No major news, but I did get through Kurkov's A Matter of Life and Death, basically in one sitting last night. It's almost a joke of a set-up: man hires hit man to kill himself and then discovers he wants to live. It does seem stylistically and thematically to be closer to his penguin novels than The Milkman in the Night or particularly the more recent novel Grey Bees. Anyway, it was quite entertaining (and very short).
I've just started Farrell's Troubles. There's almost too much praise for this novel, but I'm about 50 pages in, and it does seem to be living up to the hype. It's mostly set in a run-down hotel just outside Dublin (the ironically named Majestic) and the action begins in 1919, i.e. the time of the "Troubles" in Ireland. The novel focuses mostly on how the English ruling classes fail to adapt to said "Troubles." I'm seeing some parallels to some of Molly Keane's early novels focusing on English aristocrats in Ireland, such as The Rising Tide or Two Days in Aragon. Time After Time is more directly about the declining English ruling class in Ireland, but was actually written over a decade after Troubles was published, so if anything the influence ran the other way in this case. (The depiction of the hotel and its staff actually reminds me just a bit of Peake's Gormenghast, though I'm not sure this was any sort of intentional homage.) I'm guessing I won't quite finish it this week, though I suppose if I buckle down, I could wrap it up and add to to my best books of 2022 list. I guess I can hold off a few more days, though I will be putting up my best concerts and best theatre posts shortly.
I'm trying hard not to expand this list because so many of them are quality books (and even a few bucket list books), and I definitely don't want to delay getting through Farrell's Empire Trilogy now that I have finally started in on it. Still, I'll probably add Kingsley Amis's Girl, 20 to the bottom of the list. Knut Hamsun is making a strong play to get added a bit higher. I'm mostly interested in tackling Mysteries, but it seems clear I should read Hunger first, so I've put that on hold at the library.
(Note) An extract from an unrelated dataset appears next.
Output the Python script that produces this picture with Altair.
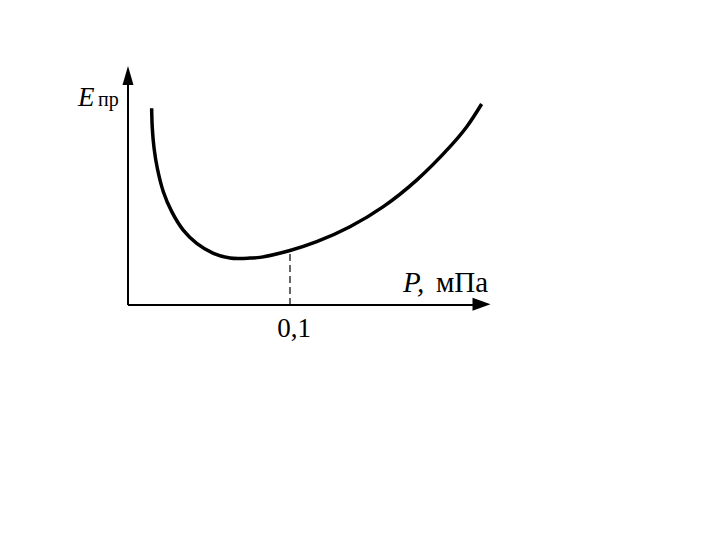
import altair as alt
import pandas as pd

# Curve (P in MPa, E in relative units)
p_vals = [0.0146, 0.0150, 0.0161, 0.0181, 0.0218, 0.0270, 0.0341, 0.0424,
          0.0527, 0.0630, 0.0691, 0.0753, 0.0815, 0.1000, 0.1165, 0.1370,
          0.1576, 0.1782, 0.1988, 0.2091, 0.2183]
e_vals = [0.830, 0.746, 0.661, 0.577, 0.478, 0.394, 0.316, 0.260,
          0.218, 0.198, 0.196, 0.198, 0.201, 0.230, 0.267, 0.330,
          0.415, 0.527, 0.668, 0.752, 0.848]

tick_p = 0.1
tick_label = "0,1"

# scale set-up: the plot area covers the whole page area
XPX, YPX = 1620.0, 237.0   # pixels per unit
X0, Y0 = 128 - 8, 305 - 8  # origin within plot area
W, H = 704, 524
xdom = [-X0 / XPX, (W - X0) / XPX]
ydom = [-(H - Y0) / YPX, Y0 / YPX]

xs = alt.Scale(domain=xdom, nice=False, zero=False)
ys = alt.Scale(domain=ydom, nice=False, zero=False)

def px(x):
    return (x - 128) / XPX

def py(y):
    return (305 - y) / YPX

curve_df = pd.DataFrame({"P": p_vals, "E": e_vals})
curve = alt.Chart(curve_df).mark_line(
    color="black", strokeWidth=3.5, interpolate="catmull-rom", clip=False
).encode(x=alt.X("P:Q", scale=xs, axis=None), y=alt.Y("E:Q", scale=ys, axis=None))

# axes lines
axes_df = pd.DataFrame({
    "x": [0, 0], "y": [0, 0],
    "x2": [px(482), 0], "y2": [0, py(80)],
})
axes = alt.Chart(axes_df).mark_rule(color="black", strokeWidth=2).encode(
    x=alt.X("x:Q", scale=xs, axis=None), x2="x2:Q",
    y=alt.Y("y:Q", scale=ys, axis=None), y2="y2:Q",
)

arrow_x = alt.Chart(pd.DataFrame({"x": [px(481.5)], "y": [py(304.3)]})).mark_point(
    shape="M-1,-0.72L1,0L-1,0.72Z", filled=True, color="black", opacity=1, size=324
).encode(x=alt.X("x:Q", scale=xs, axis=None), y=alt.Y("y:Q", scale=ys, axis=None))

arrow_y = alt.Chart(pd.DataFrame({"x": [0], "y": [py(75.5)]})).mark_point(
    shape="M-0.58,1L0,-1L0.58,1Z", filled=True, color="black", opacity=1, size=361
).encode(x=alt.X("x:Q", scale=xs, axis=None), y=alt.Y("y:Q", scale=ys, axis=None))

# dashed guide at P = 0.1
dash_df = pd.DataFrame({"x": [tick_p], "y": [0], "y2": [py(250)]})
dash = alt.Chart(dash_df).mark_rule(color="black", strokeWidth=1.2, strokeDash=[7, 4]).encode(
    x=alt.X("x:Q", scale=xs, axis=None),
    y=alt.Y("y:Q", scale=ys, axis=None), y2="y2:Q",
)

FONT = "Times New Roman, Liberation Serif, Times, serif"

def label(text, x, y, size, style="normal", align="left"):
    d = pd.DataFrame({"x": [x], "y": [y], "t": [text]})
    return alt.Chart(d).mark_text(
        font=FONT, fontSize=size, fontStyle=style, align=align,
        baseline="alphabetic", color="black"
    ).encode(x=alt.X("x:Q", scale=xs, axis=None), y=alt.Y("y:Q", scale=ys, axis=None), text="t:N")

texts = [
    label("E", px(78), py(105.5), 27, "italic"),
    label("пр", px(98), py(105.5), 20),
    label("P,", px(403), py(291.5), 29, "italic"),
    label("мПа", px(436), py(291.5), 29),
    label(tick_label, tick_p + px(294) - px(290), py(337), 27, align="center"),
]

chart = alt.layer(axes, dash, curve, arrow_x, arrow_y, *texts).properties(
    width=W, height=H, padding=0, autosize=alt.AutoSizeParams(type="none"),
    background="white",
).configure_view(stroke=None)

chart.save("out.html", embed_options={"renderer": "svg", "actions": False})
I know I've written on this in other contexts, but it can be so interesting how one can reread a novel and either like it much better or less depending on how experience (and everything you've read in the meantime!) has changed you. On top of that, reading a novel when one is stressed or in a bad mood is a very different experience (and it is a rare novel that can cause one to fully ignore daily stresses). In this short interview with Philip Pullman he says that he wasn't ready for Middlemarch until he hit middle age, whereas he no longer cared for Durrell's Alexandria Quartet, as it was a young man's novel (or set of novels). Personally, I think it is unlikely I will reread Middlemarch and I certainly won't reread The Mill on the Floss, which I strongly disliked, but I hope to reread Durrell and hope I am not so changed I don't like it any more. That is possible of course. There are a few novels I read in my 20s (or so) that had a strong impact on me, but then I really didn't think highly of them later on. I no longer think Morte d'Urban is particularly profound, and I think it next to impossible for the climatic scene (of a gangster in a boat trying to drown a deer) to have happened at all, and then the book kind of unravels. I still liked the first half or so of Bell's Waiting for the End of the World, but then really disliked the way the main character turned, trying to undo everything he had set in motion early on for no real reason that made any sense to me this time through. I still liked but wasn't swept away by DeLillo's White Noise on the second read-through (back in 2018), though I think if I can manage a third read through (now that I have seen the movie) the magic will be back. Crime and Punishment was still a good read but not the close to life-changing experience it was when I was in my teens. (Perhaps because I just have too much life behind me now. And I'm still pretty much alienated from society but it doesn't occupy my every waking moment like it used to.)
However, all is not lost... When I have reread them, the stories of Barthelme, Borges and Carver still stand up for me. I've only reread one Pym novel so far, but it still works for me. I still felt pretty much the same about Bulgakov's The Master and Margarita on later readings, though of course it isn't as full of surprises on a second (or third) go-around. The same for Calvino's Invisible Cites, though I haven't had a chance to reread If on a Winter's Night a Traveler...
Oddly enough, I usually react to movies pretty much the same on 2nd and 3rd viewings. The one notable exception being Tati, particularly Tati's Playtime, which grew on me a lot!